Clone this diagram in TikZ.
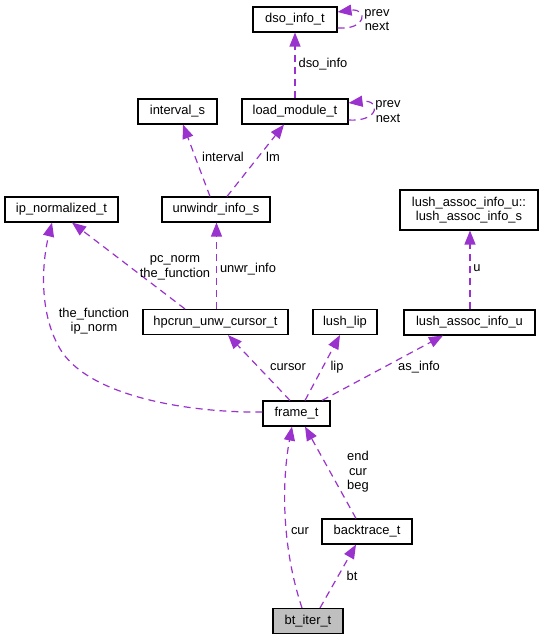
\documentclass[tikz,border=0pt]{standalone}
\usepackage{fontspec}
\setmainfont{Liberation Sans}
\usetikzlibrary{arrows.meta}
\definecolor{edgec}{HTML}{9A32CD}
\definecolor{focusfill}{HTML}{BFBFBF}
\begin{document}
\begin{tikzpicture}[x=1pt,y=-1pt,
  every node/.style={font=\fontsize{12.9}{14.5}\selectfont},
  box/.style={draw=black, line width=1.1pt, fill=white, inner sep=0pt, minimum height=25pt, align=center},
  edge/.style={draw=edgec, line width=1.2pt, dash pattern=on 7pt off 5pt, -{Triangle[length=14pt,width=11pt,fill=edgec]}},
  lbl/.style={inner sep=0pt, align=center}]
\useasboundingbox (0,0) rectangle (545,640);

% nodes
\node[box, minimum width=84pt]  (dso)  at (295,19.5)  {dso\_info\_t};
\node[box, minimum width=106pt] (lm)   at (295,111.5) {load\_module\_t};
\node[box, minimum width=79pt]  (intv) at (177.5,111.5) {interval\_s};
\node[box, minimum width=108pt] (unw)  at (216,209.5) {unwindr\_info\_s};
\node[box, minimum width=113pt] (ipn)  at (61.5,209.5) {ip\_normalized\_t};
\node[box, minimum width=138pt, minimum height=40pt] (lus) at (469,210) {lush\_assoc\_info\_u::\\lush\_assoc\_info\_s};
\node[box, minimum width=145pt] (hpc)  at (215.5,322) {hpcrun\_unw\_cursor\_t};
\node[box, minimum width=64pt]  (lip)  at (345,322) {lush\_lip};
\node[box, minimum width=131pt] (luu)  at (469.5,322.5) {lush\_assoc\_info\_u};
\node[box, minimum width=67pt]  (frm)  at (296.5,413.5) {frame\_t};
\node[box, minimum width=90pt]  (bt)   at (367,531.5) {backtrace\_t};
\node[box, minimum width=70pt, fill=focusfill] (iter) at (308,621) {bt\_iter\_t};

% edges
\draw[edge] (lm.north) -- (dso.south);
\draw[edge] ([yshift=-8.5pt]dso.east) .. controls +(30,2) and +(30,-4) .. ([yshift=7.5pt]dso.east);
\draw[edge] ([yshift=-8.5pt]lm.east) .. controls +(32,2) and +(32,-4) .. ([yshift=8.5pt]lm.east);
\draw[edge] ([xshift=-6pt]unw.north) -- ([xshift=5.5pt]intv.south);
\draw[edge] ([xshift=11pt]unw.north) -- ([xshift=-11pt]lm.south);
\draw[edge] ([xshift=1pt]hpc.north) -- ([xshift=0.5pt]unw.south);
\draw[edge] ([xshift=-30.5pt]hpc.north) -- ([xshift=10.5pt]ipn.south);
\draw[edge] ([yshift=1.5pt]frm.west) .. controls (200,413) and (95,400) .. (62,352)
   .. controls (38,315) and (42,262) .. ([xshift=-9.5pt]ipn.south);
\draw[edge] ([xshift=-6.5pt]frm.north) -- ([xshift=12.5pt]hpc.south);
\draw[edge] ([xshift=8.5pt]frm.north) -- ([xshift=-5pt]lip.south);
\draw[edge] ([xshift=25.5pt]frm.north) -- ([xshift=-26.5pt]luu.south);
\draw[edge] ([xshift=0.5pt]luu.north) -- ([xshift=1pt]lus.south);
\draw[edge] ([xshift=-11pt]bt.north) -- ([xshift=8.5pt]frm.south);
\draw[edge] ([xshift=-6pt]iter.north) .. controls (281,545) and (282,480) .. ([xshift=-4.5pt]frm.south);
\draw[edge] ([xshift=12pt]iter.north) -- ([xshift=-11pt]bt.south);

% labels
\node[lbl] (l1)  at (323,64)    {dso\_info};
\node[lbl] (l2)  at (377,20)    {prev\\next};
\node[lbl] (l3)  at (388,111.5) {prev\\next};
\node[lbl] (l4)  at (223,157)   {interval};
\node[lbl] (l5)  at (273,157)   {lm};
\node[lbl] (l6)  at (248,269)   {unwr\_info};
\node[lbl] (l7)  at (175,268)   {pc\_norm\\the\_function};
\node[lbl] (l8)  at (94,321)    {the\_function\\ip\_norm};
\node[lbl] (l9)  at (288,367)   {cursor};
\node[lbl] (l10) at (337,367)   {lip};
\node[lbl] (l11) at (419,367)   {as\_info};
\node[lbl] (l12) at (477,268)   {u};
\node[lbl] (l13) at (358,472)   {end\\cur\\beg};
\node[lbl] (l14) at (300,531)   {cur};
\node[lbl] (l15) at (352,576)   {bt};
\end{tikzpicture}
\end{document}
- - - - - - -
**PROBLEM DETAILS**.
Please take the lines from the beginning of the data above through the line holding "minimum width=70pt, fill=focusfill]" and transcribe them exactly, without any pictures.

**WRITTEN RESPONSE**.
Clone this diagram in TikZ.
\documentclass[tikz,border=0pt]{standalone}
\usepackage{fontspec}
\setmainfont{Liberation Sans}
\usetikzlibrary{arrows.meta}
\definecolor{edgec}{HTML}{9A32CD}
\definecolor{focusfill}{HTML}{BFBFBF}
\begin{document}
\begin{tikzpicture}[x=1pt,y=-1pt,
  every node/.style={font=\fontsize{12.9}{14.5}\selectfont},
  box/.style={draw=black, line width=1.1pt, fill=white, inner sep=0pt, minimum height=25pt, align=center},
  edge/.style={draw=edgec, line width=1.2pt, dash pattern=on 7pt off 5pt, -{Triangle[length=14pt,width=11pt,fill=edgec]}},
  lbl/.style={inner sep=0pt, align=center}]
\useasboundingbox (0,0) rectangle (545,640);

% nodes
\node[box, minimum width=84pt]  (dso)  at (295,19.5)  {dso\_info\_t};
\node[box, minimum width=106pt] (lm)   at (295,111.5) {load\_module\_t};
\node[box, minimum width=79pt]  (intv) at (177.5,111.5) {interval\_s};
\node[box, minimum width=108pt] (unw)  at (216,209.5) {unwindr\_info\_s};
\node[box, minimum width=113pt] (ipn)  at (61.5,209.5) {ip\_normalized\_t};
\node[box, minimum width=138pt, minimum height=40pt] (lus) at (469,210) {lush\_assoc\_info\_u::\\lush\_assoc\_info\_s};
\node[box, minimum width=145pt] (hpc)  at (215.5,322) {hpcrun\_unw\_cursor\_t};
\node[box, minimum width=64pt]  (lip)  at (345,322) {lush\_lip};
\node[box, minimum width=131pt] (luu)  at (469.5,322.5) {lush\_assoc\_info\_u};
\node[box, minimum width=67pt]  (frm)  at (296.5,413.5) {frame\_t};
\node[box, minimum width=90pt]  (bt)   at (367,531.5) {backtrace\_t};
\node[box, minimum width=70pt, fill=focusfill] (iter) at (308,621) {bt\_iter\_t};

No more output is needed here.